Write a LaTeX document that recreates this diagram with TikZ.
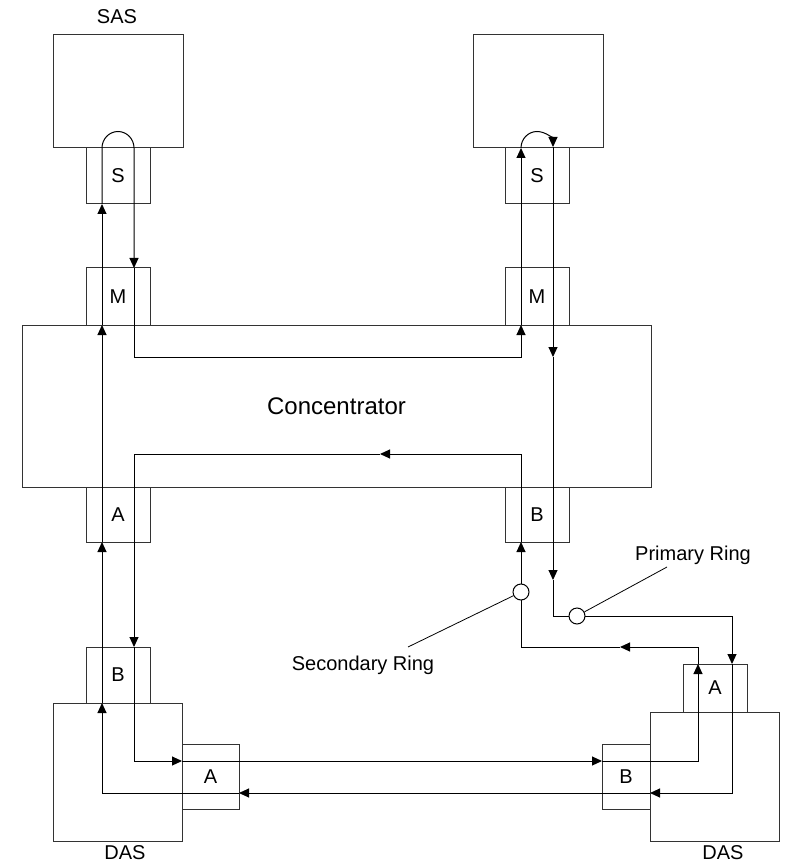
...
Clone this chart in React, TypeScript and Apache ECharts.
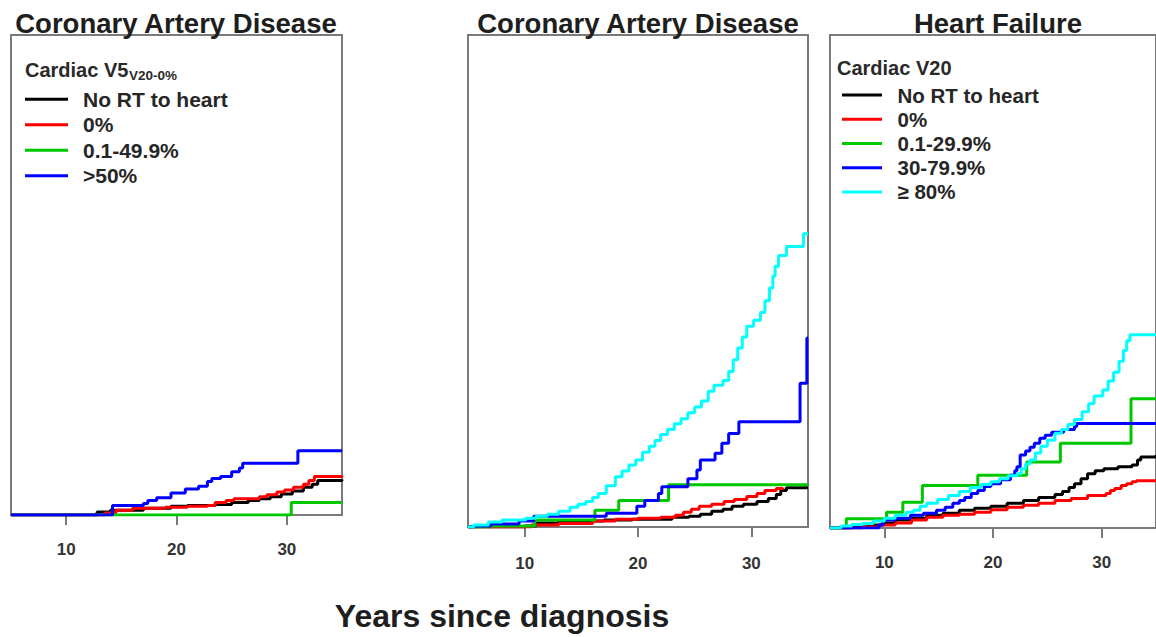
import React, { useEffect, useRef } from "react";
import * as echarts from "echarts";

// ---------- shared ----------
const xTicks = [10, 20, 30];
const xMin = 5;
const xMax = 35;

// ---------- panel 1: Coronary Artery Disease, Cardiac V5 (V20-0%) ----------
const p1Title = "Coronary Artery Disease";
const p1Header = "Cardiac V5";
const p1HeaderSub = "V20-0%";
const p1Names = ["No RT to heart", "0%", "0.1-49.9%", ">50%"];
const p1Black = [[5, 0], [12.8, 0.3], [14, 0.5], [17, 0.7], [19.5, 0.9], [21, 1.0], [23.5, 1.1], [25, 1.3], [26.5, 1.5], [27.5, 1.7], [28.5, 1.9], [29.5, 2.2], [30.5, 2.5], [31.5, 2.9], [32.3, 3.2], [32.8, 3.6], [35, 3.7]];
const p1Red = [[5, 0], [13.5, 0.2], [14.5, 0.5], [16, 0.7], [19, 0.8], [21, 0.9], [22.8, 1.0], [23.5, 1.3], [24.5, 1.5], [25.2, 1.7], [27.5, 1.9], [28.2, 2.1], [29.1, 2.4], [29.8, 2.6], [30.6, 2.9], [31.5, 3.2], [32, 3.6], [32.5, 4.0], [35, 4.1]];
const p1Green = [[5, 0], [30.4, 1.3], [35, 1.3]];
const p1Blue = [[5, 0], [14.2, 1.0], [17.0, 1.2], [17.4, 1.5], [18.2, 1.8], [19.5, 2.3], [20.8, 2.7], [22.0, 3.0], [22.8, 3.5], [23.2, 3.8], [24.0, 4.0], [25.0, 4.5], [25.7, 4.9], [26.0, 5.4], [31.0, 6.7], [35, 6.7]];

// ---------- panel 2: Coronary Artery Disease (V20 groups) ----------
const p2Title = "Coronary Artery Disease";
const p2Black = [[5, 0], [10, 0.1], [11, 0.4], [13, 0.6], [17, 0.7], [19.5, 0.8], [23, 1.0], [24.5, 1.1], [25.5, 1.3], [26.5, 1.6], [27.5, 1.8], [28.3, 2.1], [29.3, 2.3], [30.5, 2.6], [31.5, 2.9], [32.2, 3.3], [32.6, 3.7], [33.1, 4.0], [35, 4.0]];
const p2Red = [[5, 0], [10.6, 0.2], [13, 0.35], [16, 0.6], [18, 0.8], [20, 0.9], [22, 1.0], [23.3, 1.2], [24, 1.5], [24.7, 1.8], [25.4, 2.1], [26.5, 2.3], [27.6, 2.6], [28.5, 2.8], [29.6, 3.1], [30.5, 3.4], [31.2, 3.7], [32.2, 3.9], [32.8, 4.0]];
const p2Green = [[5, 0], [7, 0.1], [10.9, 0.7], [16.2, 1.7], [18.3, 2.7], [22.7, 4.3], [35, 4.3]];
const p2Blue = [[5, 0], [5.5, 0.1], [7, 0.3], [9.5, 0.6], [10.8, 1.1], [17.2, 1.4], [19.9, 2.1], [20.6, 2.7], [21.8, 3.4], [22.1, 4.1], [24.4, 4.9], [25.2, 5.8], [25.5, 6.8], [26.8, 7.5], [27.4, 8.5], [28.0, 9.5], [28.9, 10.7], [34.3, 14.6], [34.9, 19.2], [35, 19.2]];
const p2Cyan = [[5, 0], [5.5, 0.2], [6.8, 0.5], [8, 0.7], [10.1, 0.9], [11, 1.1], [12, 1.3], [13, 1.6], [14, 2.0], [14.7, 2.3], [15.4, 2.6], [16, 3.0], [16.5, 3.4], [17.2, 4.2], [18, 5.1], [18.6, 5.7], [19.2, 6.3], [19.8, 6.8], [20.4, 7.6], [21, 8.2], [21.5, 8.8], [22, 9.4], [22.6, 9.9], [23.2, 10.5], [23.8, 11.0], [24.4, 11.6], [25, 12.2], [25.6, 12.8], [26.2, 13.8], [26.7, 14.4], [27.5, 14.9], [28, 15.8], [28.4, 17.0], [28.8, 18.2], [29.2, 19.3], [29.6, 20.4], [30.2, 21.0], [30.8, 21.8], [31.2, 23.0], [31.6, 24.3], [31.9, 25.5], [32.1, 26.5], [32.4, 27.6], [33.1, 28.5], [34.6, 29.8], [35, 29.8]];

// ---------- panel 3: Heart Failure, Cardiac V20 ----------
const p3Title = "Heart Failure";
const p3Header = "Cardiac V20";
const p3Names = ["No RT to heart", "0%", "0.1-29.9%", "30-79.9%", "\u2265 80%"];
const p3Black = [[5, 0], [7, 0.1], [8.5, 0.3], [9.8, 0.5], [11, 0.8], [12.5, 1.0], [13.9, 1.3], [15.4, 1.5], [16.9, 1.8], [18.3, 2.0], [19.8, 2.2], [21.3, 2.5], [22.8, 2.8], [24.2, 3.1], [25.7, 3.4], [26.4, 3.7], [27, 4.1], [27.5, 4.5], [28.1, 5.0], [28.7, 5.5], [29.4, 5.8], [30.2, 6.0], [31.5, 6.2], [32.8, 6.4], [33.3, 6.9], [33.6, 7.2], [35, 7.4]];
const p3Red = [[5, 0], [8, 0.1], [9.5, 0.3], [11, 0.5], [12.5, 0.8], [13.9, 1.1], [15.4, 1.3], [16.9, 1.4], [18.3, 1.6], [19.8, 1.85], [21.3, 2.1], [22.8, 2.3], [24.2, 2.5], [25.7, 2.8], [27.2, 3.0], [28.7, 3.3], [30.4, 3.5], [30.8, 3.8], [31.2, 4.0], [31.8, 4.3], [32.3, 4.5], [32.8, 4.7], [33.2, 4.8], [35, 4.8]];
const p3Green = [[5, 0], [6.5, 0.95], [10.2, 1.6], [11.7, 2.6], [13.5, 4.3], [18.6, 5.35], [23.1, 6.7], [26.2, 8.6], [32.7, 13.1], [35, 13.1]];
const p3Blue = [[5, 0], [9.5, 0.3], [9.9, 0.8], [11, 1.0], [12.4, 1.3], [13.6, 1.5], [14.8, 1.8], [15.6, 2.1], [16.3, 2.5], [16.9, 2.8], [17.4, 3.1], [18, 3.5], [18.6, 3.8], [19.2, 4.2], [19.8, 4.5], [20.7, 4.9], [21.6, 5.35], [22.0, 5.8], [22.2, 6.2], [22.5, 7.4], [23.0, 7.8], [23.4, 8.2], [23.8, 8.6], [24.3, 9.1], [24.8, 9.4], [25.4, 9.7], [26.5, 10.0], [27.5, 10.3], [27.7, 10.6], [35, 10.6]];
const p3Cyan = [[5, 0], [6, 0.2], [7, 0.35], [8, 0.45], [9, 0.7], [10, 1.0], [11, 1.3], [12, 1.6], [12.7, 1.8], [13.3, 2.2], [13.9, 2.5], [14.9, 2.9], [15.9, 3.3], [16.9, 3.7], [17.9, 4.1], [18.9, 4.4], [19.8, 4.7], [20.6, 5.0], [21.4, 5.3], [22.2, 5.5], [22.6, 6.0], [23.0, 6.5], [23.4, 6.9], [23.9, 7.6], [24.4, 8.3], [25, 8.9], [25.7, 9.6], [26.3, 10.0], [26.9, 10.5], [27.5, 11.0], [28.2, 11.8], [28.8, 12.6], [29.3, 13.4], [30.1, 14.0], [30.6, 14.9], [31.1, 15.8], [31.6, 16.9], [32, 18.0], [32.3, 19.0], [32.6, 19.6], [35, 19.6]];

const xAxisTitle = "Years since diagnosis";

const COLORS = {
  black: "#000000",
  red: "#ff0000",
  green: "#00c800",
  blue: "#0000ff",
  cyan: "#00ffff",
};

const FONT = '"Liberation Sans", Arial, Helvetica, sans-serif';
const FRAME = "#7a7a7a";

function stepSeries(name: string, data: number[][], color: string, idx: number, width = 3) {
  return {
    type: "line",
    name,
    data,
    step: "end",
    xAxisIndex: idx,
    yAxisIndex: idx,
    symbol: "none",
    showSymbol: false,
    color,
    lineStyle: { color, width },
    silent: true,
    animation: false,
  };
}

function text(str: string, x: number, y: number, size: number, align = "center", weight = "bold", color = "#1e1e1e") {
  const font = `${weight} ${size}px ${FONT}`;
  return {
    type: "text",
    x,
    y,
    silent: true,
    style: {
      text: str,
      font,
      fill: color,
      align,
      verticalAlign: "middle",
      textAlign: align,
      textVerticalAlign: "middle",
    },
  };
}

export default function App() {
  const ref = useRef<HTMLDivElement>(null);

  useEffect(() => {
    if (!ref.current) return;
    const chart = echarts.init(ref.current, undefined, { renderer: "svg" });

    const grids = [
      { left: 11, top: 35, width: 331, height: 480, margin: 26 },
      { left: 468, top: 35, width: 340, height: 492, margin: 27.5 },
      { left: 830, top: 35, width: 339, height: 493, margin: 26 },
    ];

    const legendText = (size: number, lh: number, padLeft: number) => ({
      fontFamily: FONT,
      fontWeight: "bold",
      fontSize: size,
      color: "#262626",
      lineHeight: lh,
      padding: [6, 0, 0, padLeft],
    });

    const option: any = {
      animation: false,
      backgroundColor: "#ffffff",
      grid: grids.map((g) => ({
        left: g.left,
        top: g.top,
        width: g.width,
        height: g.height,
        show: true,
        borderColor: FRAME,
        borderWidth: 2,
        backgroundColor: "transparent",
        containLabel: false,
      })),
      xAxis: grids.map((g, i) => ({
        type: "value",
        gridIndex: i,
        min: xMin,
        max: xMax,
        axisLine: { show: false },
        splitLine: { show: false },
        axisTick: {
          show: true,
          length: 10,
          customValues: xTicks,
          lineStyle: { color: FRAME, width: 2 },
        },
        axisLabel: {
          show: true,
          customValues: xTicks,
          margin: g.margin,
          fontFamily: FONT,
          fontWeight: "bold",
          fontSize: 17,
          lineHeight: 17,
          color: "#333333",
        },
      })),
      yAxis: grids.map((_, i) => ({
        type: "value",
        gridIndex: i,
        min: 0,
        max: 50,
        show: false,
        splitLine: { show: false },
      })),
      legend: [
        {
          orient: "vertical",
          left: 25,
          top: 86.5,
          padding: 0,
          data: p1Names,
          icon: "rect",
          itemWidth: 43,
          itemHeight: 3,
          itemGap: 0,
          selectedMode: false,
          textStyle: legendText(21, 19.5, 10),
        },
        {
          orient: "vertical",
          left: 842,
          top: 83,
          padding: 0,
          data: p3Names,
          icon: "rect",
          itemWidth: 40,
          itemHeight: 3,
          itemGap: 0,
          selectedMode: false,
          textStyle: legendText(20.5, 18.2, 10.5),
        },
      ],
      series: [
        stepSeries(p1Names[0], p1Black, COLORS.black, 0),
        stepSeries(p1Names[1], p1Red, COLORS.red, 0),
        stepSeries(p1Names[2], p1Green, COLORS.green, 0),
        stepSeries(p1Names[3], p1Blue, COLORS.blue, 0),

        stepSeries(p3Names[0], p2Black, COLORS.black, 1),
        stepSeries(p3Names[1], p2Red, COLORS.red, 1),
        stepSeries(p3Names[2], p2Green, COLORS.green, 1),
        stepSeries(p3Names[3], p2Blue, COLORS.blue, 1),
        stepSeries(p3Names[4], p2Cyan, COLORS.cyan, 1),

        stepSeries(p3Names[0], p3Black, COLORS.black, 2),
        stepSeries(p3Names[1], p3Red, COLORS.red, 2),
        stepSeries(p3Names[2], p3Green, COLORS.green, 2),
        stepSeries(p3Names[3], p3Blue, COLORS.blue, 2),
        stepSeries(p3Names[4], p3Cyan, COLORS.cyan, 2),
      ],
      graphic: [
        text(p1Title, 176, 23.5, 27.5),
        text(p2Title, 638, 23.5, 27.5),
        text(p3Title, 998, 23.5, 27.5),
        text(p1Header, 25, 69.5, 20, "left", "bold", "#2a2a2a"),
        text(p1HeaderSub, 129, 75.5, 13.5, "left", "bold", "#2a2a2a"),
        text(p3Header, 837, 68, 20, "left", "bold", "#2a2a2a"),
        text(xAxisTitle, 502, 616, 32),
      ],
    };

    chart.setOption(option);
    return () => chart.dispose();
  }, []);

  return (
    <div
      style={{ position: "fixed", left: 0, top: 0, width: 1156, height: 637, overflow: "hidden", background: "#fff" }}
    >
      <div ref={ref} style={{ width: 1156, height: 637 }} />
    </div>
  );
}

What is asked:
Locate the word "this" in the records and collect each line it appears in.

Completed exercise:
Write a LaTeX document that recreates this diagram with TikZ.
Clone this chart in React, TypeScript and Apache ECharts.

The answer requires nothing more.